A federal court in Illinois has dismissed a claim filed by the U.S. Environmental Protection Agency (EPA) under the Comprehensive Environmental Response, Compensation and Liability Act (CERCL A) against the possible owner of a contaminated site in Chicago, ruling that the claim was barred by the statute of limitations United States v. Capital Tax Corp., No. 04-4138 (N.D. Ill. 4/16/12).
The named defendant, Capital Tax Corp., acquired the former site of a paint factory at an undisclosed time. In 2004, EPA spent more than $2 million removing hazardous substances from the site and later the same year filed a CERCL A lawsuit against Capital Tax and three individuals to recover its response costs. At trial, Capital Tax admitted owning the site.

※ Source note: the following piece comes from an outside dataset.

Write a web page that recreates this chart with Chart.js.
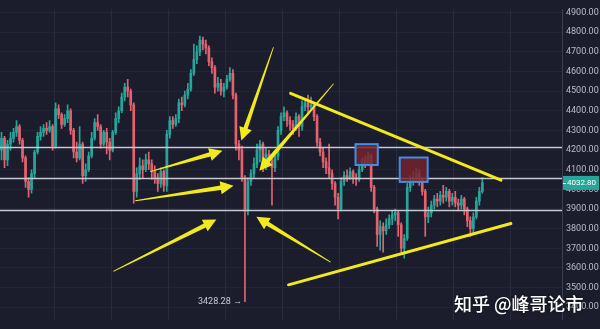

After the trial court found Capital Tax liable as an owner, the company appealed to the Seventh Circuit, arguing that it had reached an agreement with an individual, Marvin Dukatt, to sell the property to him, and was therefore, not the owner. Dukatt denied there was an agreement. The appeals court remanded the case for consideration of whether Capital Tax and Dukatt “entered a valid, oral agreement for the purchase” of the site, “such that an equitable conversion had occurred . . . .” In an affidavit, Dukatt said he had reached agreement with Capital Tax but had reneged after EPA became involved.
In March 2010, the United States amended the complaint to add Dukatt as a defendant. Dukatt then moved for summary judgment, arguing that the government’s claims were time-barred. The government argued that Dukatt should be equitably stopped from asserting the statute of limitations or that the statute should be equitably tolled because Dukatt did not deny entering an agreement with Capital Tax until after the statute had run.
Ruling for Dukatt, the court held that for equitable tolling to be appropriate, plaintiff must show “(1) that he has been pursuing his rights diligently, and (2) that some extraordinary circumstance stood in his way and prevented his filing.” For equitable estoppel to apply, the government would have to show (1) improper conduct by Dukatt; and (2) that it actually and reasonably relied on his conduct. The court ruled that equitable tolling was not factually justified and that, as to equitable estoppel, the government never asserted that it relied on Dukatt’s assertions.